То, что коломыйка не стала общеукраинским достоянием, т.е. не была заимствована основной массой украинцев, а характерна лишь для жителей карпатского региона может, действительно, соответствовать отдельной специфической духовной общности карпатских украинцев (гуцулов, бойков и лемков). Эту специфичность можно объяснять тем, что булгары оставались в Карпатах до прибытия славян, чему есть свидетельство в том, что слово гуцул имеет булгарское происхождение – чув. хуçа "хозяин", хуçалăн "хозяйничать, вести себя как хозяин". Лингвисты имеют несколько объяснений происхождения слова гуцул, но ни одно из них, по мнению специалистов, не является убедительным (Мельничук О.С., 1982, 630). Можно думать, что когда украинцы продвинулись в Карпаты, местное население представляло себя пришельцам как хозяева края. Со временем булгары ассимилировались среди украинцев, но сохранили свое самоназвание и наверняка какую-то специфическую духовность.

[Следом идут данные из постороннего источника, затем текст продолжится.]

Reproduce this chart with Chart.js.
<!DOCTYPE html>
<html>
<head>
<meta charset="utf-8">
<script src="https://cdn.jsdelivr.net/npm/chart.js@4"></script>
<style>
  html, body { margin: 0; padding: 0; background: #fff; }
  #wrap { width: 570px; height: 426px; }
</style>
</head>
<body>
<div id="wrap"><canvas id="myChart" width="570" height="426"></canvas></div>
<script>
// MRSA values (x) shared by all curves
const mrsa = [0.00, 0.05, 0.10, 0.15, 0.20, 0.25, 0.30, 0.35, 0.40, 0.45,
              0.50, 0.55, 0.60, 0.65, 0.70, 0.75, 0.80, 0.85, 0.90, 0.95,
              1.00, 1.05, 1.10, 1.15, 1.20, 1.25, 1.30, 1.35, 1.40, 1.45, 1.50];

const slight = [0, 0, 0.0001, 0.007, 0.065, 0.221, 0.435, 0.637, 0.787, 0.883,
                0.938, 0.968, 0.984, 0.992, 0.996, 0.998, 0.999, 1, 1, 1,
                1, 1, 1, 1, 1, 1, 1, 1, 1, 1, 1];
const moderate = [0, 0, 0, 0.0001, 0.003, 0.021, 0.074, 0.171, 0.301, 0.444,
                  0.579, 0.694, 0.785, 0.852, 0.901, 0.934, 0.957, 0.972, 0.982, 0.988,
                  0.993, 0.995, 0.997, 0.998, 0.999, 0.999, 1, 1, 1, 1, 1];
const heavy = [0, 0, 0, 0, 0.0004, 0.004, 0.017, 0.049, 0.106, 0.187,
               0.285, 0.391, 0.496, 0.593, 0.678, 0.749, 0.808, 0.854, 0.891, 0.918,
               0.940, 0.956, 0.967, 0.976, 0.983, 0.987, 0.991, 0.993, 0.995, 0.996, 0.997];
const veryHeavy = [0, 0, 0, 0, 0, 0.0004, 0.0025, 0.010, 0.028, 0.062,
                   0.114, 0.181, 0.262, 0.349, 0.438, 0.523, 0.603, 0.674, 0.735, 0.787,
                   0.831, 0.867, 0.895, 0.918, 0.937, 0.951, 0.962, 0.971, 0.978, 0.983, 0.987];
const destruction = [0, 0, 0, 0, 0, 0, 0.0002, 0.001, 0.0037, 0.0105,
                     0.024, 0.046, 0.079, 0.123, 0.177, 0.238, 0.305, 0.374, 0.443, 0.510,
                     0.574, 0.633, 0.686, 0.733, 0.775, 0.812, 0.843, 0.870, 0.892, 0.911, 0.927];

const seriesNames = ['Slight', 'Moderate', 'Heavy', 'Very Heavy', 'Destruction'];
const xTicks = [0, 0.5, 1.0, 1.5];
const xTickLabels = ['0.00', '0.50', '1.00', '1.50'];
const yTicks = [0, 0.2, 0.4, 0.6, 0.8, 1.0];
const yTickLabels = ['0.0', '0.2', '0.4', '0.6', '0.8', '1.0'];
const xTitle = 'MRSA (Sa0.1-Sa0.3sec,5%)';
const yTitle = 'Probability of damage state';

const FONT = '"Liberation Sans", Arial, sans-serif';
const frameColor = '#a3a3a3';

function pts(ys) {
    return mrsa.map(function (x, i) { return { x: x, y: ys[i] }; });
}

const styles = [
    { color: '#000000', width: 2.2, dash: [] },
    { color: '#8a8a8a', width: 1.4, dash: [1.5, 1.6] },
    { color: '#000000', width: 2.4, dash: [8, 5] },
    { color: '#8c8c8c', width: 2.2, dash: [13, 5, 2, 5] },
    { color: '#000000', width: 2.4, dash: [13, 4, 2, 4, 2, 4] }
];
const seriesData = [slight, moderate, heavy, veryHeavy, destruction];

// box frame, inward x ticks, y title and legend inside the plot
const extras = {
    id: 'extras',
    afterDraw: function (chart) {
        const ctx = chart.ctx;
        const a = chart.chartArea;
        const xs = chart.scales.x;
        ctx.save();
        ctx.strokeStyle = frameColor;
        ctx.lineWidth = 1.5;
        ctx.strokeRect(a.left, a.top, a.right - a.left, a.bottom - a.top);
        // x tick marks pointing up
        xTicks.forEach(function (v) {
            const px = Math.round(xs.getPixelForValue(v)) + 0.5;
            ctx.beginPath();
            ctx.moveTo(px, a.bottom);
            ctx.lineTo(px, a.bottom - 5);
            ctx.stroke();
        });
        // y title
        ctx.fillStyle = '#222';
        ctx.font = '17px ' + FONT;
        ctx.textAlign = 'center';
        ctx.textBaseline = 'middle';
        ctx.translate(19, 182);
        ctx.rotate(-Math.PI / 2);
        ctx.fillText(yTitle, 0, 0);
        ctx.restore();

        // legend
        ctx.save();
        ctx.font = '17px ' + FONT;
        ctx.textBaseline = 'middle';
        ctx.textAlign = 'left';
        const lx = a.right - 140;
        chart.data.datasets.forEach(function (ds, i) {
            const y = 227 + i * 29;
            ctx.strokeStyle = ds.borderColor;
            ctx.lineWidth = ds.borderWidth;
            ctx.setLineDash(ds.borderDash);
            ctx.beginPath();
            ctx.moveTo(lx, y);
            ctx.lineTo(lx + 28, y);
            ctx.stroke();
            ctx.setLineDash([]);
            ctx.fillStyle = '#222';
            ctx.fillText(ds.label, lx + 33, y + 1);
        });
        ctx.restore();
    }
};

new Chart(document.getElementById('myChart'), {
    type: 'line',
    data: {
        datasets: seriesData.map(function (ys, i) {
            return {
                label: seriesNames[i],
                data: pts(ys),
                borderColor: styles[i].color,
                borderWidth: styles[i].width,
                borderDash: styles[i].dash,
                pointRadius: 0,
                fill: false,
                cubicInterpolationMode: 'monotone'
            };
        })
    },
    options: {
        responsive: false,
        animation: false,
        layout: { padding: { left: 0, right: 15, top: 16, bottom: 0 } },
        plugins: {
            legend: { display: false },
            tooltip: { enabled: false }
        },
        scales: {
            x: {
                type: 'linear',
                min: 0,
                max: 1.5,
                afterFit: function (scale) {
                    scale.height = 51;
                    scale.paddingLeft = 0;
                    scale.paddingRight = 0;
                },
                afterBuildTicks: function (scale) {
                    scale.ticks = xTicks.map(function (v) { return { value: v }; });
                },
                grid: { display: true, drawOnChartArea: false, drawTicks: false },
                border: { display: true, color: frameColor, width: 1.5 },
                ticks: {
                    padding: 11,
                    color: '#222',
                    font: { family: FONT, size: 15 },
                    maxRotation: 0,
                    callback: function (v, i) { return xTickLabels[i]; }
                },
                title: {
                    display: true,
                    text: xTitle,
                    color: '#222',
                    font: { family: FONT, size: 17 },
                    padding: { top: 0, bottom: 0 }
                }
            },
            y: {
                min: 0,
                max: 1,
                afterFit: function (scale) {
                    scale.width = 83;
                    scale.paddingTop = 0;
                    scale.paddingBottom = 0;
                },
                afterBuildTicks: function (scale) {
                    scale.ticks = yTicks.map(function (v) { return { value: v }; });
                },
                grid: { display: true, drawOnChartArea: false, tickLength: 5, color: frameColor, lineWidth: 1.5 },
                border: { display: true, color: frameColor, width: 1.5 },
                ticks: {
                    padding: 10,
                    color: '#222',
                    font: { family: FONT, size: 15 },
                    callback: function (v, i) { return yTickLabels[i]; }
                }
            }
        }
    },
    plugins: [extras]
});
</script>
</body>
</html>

Вспомним, что Барток говорил о каком-то душевном родстве жителей украинских (карпатоукраинских), словацких и венгерских сел. Однако Гошовский, очевидно, такую общность отрицал, поэтому и нашел свое собственное объяснение элементам сходства между коломыйкой и венгерской «песней свинопаса». Его выводы коротко сформулировал другой украинский музыковед:


он (Гошовский – В.С.)уточнил мысль Б.Бартока о влиянии закарпатской коломыйки на нововенгерскую песню и выяснил, что причиной этого влияния стали не единичные песни свинопасов, носители которых были в основном закарпатского происхождения, а массовое переселение крестьян из Закарпатья в Венгрию, после поражения восстания под руководством Ракоци (Мадяр-Новак Віра, 2006, 123).


Такое объяснение заслуживает внимания, но не проясняет причину подобия коломыек и марийских песен. Принимая во внимание присутствие древних булгар в Карпатах, о чем свидетельствуют многочисленные карпатские топонимы, можно предполагать, что в формировании народной культуры современного населения Украинских Карпат приняли участие древние булгары, которые остались в этих местах после ухода основной массы их сородичей в степи Украины. Несмотря на то, что карпатские украинцы в дальнейшем подверглись определенному культурному влиянию мигрантов из Молдавы и Валахии, они сохранили до сих пор булгарское музыкальное наследство. Марийцы же позаимствовали булгарские напевы уже позднее, когда еще одна часть булгар переселилась из Приазовья в Поволжье.

В подтверждение сделанного предположения можно найти и другие факты, хотя они тоже требуют целенаправленного анализа специалистов. Например, так же, как и украинцы, чуваши предпочитают хоровое, многоголосое а не сольное пение, чем они отличаются от родственных тюркских и соседних финно-угорских народов, для которых характерна, по утверждению специалистов, сольная одноголосая монодия (Правдюк О.А. 1982, 76). Можно отметить также, что в мужских чувашских танцах, так же, как и в украинских, есть такие общие элементы как прыжки и приседания.